* **PROBLEM**
Output the data word for word, dropping every image.

* **MATERIAL PROVIDED**

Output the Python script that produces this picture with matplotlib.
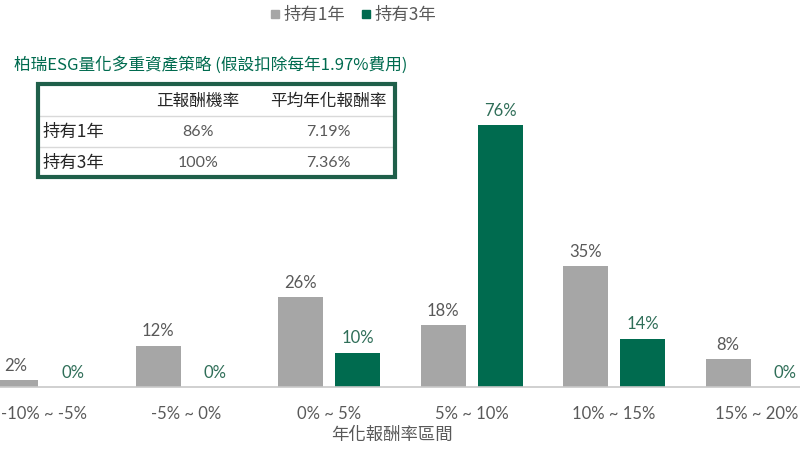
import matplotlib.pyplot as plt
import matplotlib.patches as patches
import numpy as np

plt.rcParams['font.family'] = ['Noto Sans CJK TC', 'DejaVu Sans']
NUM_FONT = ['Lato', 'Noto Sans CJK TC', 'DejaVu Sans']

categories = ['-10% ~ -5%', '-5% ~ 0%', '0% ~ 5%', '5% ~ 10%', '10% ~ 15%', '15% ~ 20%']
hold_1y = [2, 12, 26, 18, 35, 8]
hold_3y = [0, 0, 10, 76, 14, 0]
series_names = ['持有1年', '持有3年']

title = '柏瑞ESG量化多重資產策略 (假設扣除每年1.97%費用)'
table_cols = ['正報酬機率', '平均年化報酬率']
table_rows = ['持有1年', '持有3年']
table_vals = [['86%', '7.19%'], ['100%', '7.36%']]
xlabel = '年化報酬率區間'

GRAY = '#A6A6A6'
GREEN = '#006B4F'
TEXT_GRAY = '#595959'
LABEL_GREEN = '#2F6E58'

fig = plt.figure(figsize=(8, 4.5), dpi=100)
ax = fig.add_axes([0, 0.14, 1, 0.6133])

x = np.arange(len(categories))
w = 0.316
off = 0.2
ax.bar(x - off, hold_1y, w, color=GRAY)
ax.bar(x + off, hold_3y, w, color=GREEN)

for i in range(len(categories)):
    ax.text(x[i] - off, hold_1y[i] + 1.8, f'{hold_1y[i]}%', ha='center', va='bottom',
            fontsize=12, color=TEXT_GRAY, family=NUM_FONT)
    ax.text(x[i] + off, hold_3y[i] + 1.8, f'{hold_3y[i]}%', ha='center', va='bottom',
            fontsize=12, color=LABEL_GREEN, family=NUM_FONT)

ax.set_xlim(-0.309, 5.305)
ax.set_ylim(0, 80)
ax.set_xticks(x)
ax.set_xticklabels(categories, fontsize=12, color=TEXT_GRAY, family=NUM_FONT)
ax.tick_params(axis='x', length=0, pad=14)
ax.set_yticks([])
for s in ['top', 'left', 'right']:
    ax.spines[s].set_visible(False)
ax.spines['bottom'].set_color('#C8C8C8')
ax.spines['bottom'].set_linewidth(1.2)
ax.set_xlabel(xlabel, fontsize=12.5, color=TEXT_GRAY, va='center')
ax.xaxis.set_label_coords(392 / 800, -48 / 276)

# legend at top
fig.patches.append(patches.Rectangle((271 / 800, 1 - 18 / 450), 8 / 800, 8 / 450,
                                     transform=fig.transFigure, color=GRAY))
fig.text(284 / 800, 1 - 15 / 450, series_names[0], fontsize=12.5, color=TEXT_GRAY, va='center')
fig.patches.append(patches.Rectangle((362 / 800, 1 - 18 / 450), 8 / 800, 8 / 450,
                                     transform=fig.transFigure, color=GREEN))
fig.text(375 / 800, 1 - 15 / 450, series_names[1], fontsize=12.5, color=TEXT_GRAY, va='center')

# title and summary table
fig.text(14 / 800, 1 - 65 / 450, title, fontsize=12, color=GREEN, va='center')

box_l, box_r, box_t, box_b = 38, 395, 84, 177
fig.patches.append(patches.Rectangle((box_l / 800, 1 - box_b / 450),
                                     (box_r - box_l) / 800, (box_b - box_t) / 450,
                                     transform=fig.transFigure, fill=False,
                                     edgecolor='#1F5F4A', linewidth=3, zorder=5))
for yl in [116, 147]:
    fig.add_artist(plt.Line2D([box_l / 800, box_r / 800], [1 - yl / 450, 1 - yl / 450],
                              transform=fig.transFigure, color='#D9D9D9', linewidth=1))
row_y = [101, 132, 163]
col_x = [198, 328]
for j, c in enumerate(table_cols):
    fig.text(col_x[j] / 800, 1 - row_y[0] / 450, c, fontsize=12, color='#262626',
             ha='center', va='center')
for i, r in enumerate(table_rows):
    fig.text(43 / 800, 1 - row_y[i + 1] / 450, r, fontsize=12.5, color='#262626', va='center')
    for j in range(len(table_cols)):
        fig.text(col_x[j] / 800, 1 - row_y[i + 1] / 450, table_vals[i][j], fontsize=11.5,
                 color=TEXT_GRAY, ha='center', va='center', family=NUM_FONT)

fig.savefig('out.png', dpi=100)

* **WRITTEN SOLUTION**
Output the Python script that produces this picture with matplotlib.
import matplotlib.pyplot as plt
import matplotlib.patches as patches
import numpy as np

plt.rcParams['font.family'] = ['Noto Sans CJK TC', 'DejaVu Sans']
NUM_FONT = ['Lato', 'Noto Sans CJK TC', 'DejaVu Sans']

categories = ['-10% ~ -5%', '-5% ~ 0%', '0% ~ 5%', '5% ~ 10%', '10% ~ 15%', '15% ~ 20%']
hold_1y = [2, 12, 26, 18, 35, 8]
hold_3y = [0, 0, 10, 76, 14, 0]
series_names = ['持有1年', '持有3年']

title = '柏瑞ESG量化多重資產策略 (假設扣除每年1.97%費用)'
table_cols = ['正報酬機率', '平均年化報酬率']
table_rows = ['持有1年', '持有3年']
table_vals = [['86%', '7.19%'], ['100%', '7.36%']]
xlabel = '年化報酬率區間'

GRAY = '#A6A6A6'
GREEN = '#006B4F'
TEXT_GRAY = '#595959'
LABEL_GREEN = '#2F6E58'

fig = plt.figure(figsize=(8, 4.5), dpi=100)
ax = fig.add_axes([0, 0.14, 1, 0.6133])

x = np.arange(len(categories))
w = 0.316
off = 0.2
ax.bar(x - off, hold_1y, w, color=GRAY)
ax.bar(x + off, hold_3y, w, color=GREEN)

for i in range(len(categories)):
    ax.text(x[i] - off, hold_1y[i] + 1.8, f'{hold_1y[i]}%', ha='center', va='bottom',
            fontsize=12, color=TEXT_GRAY, family=NUM_FONT)
    ax.text(x[i] + off, hold_3y[i] + 1.8, f'{hold_3y[i]}%', ha='center', va='bottom',
            fontsize=12, color=LABEL_GREEN, family=NUM_FONT)

ax.set_xlim(-0.309, 5.305)
ax.set_ylim(0, 80)
ax.set_xticks(x)
ax.set_xticklabels(categories, fontsize=12, color=TEXT_GRAY, family=NUM_FONT)
ax.tick_params(axis='x', length=0, pad=14)
ax.set_yticks([])
for s in ['top', 'left', 'right']:
    ax.spines[s].set_visible(False)
ax.spines['bottom'].set_color('#C8C8C8')
ax.spines['bottom'].set_linewidth(1.2)
ax.set_xlabel(xlabel, fontsize=12.5, color=TEXT_GRAY, va='center')
ax.xaxis.set_label_coords(392 / 800, -48 / 276)

# legend at top
fig.patches.append(patches.Rectangle((271 / 800, 1 - 18 / 450), 8 / 800, 8 / 450,
                                     transform=fig.transFigure, color=GRAY))
fig.text(284 / 800, 1 - 15 / 450, series_names[0], fontsize=12.5, color=TEXT_GRAY, va='center')
fig.patches.append(patches.Rectangle((362 / 800, 1 - 18 / 450), 8 / 800, 8 / 450,
                                     transform=fig.transFigure, color=GREEN))
fig.text(375 / 800, 1 - 15 / 450, series_names[1], fontsize=12.5, color=TEXT_GRAY, va='center')

# title and summary table
fig.text(14 / 800, 1 - 65 / 450, title, fontsize=12, color=GREEN, va='center')

box_l, box_r, box_t, box_b = 38, 395, 84, 177
fig.patches.append(patches.Rectangle((box_l / 800, 1 - box_b / 450),
                                     (box_r - box_l) / 800, (box_b - box_t) / 450,
                                     transform=fig.transFigure, fill=False,
                                     edgecolor='#1F5F4A', linewidth=3, zorder=5))
for yl in [116, 147]:
    fig.add_artist(plt.Line2D([box_l / 800, box_r / 800], [1 - yl / 450, 1 - yl / 450],
                              transform=fig.transFigure, color='#D9D9D9', linewidth=1))
row_y = [101, 132, 163]
col_x = [198, 328]
for j, c in enumerate(table_cols):
    fig.text(col_x[j] / 800, 1 - row_y[0] / 450, c, fontsize=12, color='#262626',
             ha='center', va='center')
for i, r in enumerate(table_rows):
    fig.text(43 / 800, 1 - row_y[i + 1] / 450, r, fontsize=12.5, color='#262626', va='center')
    for j in range(len(table_cols)):
        fig.text(col_x[j] / 800, 1 - row_y[i + 1] / 450, table_vals[i][j], fontsize=11.5,
                 color=TEXT_GRAY, ha='center', va='center', family=NUM_FONT)

fig.savefig('out.png', dpi=100)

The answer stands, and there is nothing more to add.